◆ **Written instruction**: Pictures excluded, reproduce exactly the lines below from the one with "Write a web" through the one with "g = svg.append('g').attr('transform', 'translate('", both included.
[START OF Records to use]
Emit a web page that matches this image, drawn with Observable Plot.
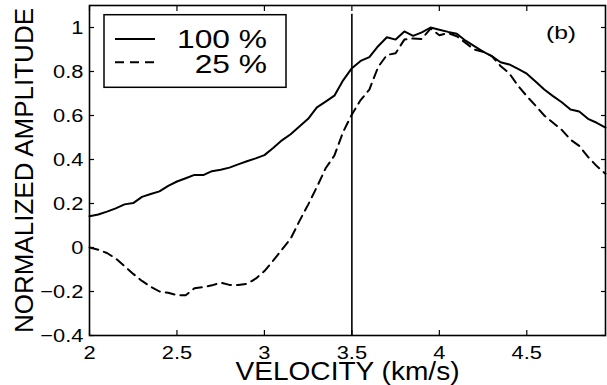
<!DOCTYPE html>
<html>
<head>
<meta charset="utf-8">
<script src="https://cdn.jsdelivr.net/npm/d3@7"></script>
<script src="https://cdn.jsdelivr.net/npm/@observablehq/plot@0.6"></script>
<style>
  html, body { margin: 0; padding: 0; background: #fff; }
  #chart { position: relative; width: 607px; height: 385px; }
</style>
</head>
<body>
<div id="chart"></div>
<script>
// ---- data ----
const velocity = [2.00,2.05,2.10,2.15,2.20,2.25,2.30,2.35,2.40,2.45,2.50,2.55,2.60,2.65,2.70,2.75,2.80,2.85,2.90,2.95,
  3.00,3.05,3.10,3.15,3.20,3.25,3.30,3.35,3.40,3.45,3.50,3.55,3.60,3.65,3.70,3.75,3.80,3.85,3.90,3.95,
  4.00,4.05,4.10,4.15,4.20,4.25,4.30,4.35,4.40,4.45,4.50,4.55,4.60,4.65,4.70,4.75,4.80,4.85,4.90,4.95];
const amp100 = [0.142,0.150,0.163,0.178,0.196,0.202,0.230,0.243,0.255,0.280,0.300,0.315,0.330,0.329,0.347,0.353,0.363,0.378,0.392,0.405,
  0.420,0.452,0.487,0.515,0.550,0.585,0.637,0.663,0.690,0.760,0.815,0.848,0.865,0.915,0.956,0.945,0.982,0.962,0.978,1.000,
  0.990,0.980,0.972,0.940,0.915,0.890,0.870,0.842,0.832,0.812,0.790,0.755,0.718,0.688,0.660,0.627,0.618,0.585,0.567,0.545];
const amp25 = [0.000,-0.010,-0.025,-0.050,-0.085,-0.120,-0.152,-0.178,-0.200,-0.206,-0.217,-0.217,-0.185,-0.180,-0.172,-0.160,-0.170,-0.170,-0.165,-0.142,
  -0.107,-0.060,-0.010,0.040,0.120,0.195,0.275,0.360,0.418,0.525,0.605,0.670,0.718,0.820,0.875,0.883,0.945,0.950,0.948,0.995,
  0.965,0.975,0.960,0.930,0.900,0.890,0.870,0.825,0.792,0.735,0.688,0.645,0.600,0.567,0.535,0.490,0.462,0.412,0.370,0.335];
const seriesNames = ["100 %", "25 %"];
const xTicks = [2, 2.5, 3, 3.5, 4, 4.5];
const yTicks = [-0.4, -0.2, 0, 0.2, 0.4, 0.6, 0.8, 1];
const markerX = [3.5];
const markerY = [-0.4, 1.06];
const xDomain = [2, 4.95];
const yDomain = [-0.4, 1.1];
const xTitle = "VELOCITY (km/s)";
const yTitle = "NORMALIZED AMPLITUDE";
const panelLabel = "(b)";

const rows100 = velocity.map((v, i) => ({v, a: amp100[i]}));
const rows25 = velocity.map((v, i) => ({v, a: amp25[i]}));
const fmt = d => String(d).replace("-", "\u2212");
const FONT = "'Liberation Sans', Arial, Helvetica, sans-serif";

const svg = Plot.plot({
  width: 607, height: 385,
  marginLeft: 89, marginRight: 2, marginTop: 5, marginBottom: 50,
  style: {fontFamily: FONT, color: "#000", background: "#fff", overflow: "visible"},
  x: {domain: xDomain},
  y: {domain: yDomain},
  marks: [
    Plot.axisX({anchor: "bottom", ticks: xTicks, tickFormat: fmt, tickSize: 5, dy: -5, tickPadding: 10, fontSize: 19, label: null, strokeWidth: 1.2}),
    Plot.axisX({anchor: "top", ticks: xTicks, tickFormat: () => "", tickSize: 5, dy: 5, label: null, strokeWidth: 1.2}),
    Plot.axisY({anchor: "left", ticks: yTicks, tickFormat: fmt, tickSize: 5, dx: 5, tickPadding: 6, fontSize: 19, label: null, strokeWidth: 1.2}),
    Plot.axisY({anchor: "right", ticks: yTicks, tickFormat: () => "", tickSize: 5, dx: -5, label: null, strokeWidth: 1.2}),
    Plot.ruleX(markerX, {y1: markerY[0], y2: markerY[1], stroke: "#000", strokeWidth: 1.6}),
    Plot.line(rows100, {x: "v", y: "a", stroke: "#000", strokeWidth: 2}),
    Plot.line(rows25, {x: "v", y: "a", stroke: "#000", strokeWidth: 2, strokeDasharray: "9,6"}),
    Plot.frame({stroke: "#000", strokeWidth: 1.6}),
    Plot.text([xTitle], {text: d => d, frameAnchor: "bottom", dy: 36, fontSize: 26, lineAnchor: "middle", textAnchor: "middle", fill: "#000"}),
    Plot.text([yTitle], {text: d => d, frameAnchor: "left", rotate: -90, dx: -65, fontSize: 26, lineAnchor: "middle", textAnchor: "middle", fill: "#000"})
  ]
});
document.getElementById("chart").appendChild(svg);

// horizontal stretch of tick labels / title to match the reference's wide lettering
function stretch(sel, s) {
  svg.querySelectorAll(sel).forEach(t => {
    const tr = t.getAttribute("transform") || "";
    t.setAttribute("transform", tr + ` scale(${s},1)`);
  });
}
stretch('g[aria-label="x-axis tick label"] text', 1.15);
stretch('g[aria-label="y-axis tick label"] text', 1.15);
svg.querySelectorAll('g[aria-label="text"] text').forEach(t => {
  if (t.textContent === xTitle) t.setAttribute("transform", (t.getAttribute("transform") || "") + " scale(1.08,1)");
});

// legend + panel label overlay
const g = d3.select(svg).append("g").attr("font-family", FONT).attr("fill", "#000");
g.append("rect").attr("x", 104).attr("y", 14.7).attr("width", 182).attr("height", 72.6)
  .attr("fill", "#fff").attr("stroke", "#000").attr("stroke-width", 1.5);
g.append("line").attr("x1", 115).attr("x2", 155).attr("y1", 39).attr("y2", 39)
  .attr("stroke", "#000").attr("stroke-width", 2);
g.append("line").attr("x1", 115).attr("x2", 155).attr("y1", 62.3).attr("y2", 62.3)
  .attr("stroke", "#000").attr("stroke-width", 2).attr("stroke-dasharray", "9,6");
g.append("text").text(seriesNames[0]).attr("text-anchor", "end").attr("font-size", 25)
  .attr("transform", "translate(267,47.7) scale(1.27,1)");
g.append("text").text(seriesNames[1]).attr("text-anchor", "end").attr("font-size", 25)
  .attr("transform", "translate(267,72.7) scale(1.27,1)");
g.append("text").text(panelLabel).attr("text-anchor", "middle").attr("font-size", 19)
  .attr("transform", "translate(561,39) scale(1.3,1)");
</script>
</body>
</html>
[END OF Records to use]
[START OF Records to use]
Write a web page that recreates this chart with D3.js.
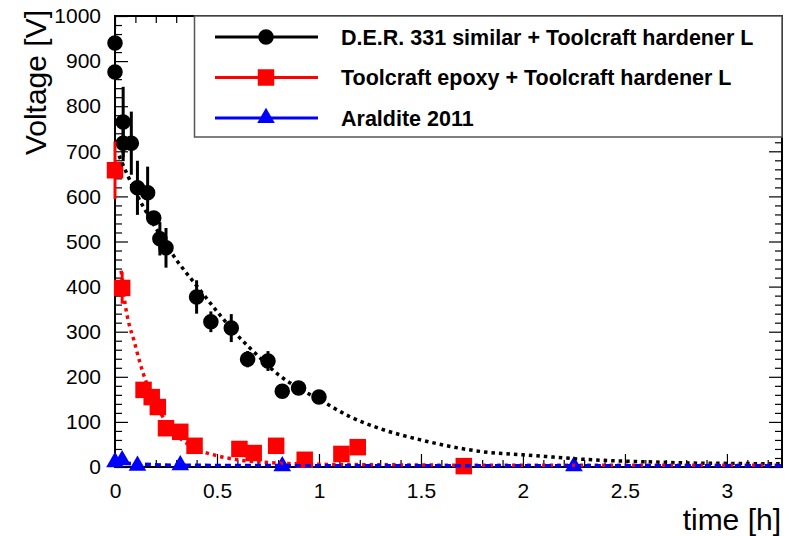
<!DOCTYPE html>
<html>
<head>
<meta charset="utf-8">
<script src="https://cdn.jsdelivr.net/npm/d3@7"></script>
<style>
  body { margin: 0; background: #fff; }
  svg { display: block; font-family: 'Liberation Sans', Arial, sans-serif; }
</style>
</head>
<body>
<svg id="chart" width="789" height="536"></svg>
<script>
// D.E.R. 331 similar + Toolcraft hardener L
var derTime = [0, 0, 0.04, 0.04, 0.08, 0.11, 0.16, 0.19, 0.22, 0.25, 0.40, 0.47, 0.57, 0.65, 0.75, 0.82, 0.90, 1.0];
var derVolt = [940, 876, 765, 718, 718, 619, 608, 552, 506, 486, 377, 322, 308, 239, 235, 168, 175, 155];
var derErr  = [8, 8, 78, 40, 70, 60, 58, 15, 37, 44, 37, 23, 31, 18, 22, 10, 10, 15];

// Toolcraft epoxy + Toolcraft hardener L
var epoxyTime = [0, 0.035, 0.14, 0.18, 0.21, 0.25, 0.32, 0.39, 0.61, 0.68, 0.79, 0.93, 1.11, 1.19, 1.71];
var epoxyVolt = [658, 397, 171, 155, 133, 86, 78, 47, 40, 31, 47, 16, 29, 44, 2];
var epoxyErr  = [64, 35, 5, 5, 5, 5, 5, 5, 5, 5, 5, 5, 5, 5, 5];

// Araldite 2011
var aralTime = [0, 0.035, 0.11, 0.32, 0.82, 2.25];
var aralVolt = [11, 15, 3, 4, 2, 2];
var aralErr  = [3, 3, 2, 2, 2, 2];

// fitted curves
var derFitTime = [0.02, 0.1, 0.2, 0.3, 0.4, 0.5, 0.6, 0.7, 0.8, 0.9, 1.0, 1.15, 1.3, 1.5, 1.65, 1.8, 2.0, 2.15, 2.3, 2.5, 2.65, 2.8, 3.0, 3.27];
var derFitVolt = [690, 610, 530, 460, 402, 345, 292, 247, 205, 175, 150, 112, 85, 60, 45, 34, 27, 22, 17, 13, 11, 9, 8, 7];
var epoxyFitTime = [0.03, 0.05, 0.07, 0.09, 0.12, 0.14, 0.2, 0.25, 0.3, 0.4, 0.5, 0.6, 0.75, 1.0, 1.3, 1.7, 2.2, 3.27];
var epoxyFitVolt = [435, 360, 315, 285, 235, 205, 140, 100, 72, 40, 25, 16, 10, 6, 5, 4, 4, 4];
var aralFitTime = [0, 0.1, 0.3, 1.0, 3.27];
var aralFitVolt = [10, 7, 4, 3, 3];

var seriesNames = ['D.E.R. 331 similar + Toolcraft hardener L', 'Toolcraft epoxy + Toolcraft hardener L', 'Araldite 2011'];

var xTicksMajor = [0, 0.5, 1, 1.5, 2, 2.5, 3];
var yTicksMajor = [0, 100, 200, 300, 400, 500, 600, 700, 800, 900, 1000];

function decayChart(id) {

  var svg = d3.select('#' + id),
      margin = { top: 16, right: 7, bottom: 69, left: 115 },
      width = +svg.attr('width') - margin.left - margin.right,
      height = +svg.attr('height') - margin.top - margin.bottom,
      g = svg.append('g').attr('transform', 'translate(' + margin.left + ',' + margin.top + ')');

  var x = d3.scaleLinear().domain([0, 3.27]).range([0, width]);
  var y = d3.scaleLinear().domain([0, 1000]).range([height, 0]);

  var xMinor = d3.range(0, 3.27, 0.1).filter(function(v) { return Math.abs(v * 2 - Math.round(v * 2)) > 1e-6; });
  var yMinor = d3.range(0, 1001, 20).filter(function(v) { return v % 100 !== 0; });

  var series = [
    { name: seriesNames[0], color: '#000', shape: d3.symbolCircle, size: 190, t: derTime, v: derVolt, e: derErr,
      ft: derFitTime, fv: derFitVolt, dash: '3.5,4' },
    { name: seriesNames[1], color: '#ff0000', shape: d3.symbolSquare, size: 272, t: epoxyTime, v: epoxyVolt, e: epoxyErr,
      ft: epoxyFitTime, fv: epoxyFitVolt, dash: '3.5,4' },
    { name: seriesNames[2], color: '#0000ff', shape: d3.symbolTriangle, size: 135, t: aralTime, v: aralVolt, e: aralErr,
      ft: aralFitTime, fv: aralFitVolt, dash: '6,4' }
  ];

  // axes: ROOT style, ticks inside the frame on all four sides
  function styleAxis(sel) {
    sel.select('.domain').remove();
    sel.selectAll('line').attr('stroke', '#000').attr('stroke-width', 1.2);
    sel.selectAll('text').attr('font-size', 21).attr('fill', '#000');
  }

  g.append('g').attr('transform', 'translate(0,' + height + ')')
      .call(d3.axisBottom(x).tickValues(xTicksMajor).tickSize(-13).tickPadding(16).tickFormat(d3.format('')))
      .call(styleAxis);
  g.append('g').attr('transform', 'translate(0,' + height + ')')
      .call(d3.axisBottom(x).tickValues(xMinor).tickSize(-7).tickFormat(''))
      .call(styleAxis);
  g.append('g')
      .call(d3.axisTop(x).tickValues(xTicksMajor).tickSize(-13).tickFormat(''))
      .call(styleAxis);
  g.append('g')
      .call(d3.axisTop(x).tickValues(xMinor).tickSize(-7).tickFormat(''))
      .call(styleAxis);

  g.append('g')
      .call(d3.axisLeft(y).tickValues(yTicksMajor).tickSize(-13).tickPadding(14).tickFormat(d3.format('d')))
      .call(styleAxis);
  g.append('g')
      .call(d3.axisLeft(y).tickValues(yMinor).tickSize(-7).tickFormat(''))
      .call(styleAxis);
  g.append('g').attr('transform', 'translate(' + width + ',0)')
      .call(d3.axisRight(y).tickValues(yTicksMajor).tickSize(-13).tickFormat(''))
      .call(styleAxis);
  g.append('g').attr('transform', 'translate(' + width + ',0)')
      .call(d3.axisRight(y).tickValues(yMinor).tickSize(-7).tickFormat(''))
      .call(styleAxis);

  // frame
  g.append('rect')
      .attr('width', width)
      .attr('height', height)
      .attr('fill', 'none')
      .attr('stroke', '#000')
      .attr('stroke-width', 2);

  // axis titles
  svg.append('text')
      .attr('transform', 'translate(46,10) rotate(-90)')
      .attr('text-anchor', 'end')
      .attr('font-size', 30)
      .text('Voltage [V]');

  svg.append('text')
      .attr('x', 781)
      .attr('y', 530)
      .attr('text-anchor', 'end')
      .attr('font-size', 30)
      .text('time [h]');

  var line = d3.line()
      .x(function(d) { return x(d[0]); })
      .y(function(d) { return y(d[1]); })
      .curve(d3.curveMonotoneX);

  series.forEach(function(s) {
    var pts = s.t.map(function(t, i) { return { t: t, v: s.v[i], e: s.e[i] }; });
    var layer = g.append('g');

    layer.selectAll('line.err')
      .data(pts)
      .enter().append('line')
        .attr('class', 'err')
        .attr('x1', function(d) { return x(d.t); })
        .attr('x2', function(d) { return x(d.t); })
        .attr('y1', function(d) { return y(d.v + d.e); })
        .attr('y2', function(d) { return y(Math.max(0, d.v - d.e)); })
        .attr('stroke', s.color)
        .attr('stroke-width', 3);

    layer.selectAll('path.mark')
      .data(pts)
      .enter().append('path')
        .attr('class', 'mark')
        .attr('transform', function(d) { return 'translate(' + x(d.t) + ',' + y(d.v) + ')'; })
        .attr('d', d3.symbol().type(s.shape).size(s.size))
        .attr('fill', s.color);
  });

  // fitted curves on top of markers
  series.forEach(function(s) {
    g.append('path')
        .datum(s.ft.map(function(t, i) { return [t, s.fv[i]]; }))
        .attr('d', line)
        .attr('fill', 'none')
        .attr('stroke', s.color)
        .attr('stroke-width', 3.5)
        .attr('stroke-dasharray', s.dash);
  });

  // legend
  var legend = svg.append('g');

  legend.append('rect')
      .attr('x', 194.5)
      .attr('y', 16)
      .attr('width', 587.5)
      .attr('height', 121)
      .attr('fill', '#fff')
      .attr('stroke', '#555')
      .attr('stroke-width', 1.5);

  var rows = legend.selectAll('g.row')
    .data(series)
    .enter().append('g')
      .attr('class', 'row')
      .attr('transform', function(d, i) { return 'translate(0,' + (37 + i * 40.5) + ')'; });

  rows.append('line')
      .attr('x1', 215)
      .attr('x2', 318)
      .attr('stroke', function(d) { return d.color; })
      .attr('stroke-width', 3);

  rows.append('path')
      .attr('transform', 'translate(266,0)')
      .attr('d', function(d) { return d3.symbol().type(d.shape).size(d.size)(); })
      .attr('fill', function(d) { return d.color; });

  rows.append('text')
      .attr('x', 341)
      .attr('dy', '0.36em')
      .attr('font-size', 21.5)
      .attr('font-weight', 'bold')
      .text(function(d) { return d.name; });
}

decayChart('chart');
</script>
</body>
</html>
[END OF Records to use]
◆ **Response for this exercise**:
Write a web page that recreates this chart with D3.js.
<!DOCTYPE html>
<html>
<head>
<meta charset="utf-8">
<script src="https://cdn.jsdelivr.net/npm/d3@7"></script>
<style>
  body { margin: 0; background: #fff; }
  svg { display: block; font-family: 'Liberation Sans', Arial, sans-serif; }
</style>
</head>
<body>
<svg id="chart" width="789" height="536"></svg>
<script>
// D.E.R. 331 similar + Toolcraft hardener L
var derTime = [0, 0, 0.04, 0.04, 0.08, 0.11, 0.16, 0.19, 0.22, 0.25, 0.40, 0.47, 0.57, 0.65, 0.75, 0.82, 0.90, 1.0];
var derVolt = [940, 876, 765, 718, 718, 619, 608, 552, 506, 486, 377, 322, 308, 239, 235, 168, 175, 155];
var derErr  = [8, 8, 78, 40, 70, 60, 58, 15, 37, 44, 37, 23, 31, 18, 22, 10, 10, 15];

// Toolcraft epoxy + Toolcraft hardener L
var epoxyTime = [0, 0.035, 0.14, 0.18, 0.21, 0.25, 0.32, 0.39, 0.61, 0.68, 0.79, 0.93, 1.11, 1.19, 1.71];
var epoxyVolt = [658, 397, 171, 155, 133, 86, 78, 47, 40, 31, 47, 16, 29, 44, 2];
var epoxyErr  = [64, 35, 5, 5, 5, 5, 5, 5, 5, 5, 5, 5, 5, 5, 5];

// Araldite 2011
var aralTime = [0, 0.035, 0.11, 0.32, 0.82, 2.25];
var aralVolt = [11, 15, 3, 4, 2, 2];
var aralErr  = [3, 3, 2, 2, 2, 2];

// fitted curves
var derFitTime = [0.02, 0.1, 0.2, 0.3, 0.4, 0.5, 0.6, 0.7, 0.8, 0.9, 1.0, 1.15, 1.3, 1.5, 1.65, 1.8, 2.0, 2.15, 2.3, 2.5, 2.65, 2.8, 3.0, 3.27];
var derFitVolt = [690, 610, 530, 460, 402, 345, 292, 247, 205, 175, 150, 112, 85, 60, 45, 34, 27, 22, 17, 13, 11, 9, 8, 7];
var epoxyFitTime = [0.03, 0.05, 0.07, 0.09, 0.12, 0.14, 0.2, 0.25, 0.3, 0.4, 0.5, 0.6, 0.75, 1.0, 1.3, 1.7, 2.2, 3.27];
var epoxyFitVolt = [435, 360, 315, 285, 235, 205, 140, 100, 72, 40, 25, 16, 10, 6, 5, 4, 4, 4];
var aralFitTime = [0, 0.1, 0.3, 1.0, 3.27];
var aralFitVolt = [10, 7, 4, 3, 3];

var seriesNames = ['D.E.R. 331 similar + Toolcraft hardener L', 'Toolcraft epoxy + Toolcraft hardener L', 'Araldite 2011'];

var xTicksMajor = [0, 0.5, 1, 1.5, 2, 2.5, 3];
var yTicksMajor = [0, 100, 200, 300, 400, 500, 600, 700, 800, 900, 1000];

function decayChart(id) {

  var svg = d3.select('#' + id),
      margin = { top: 16, right: 7, bottom: 69, left: 115 },
      width = +svg.attr('width') - margin.left - margin.right,
      height = +svg.attr('height') - margin.top - margin.bottom,
      g = svg.append('g').attr('transform', 'translate(' + margin.left + ',' + margin.top + ')');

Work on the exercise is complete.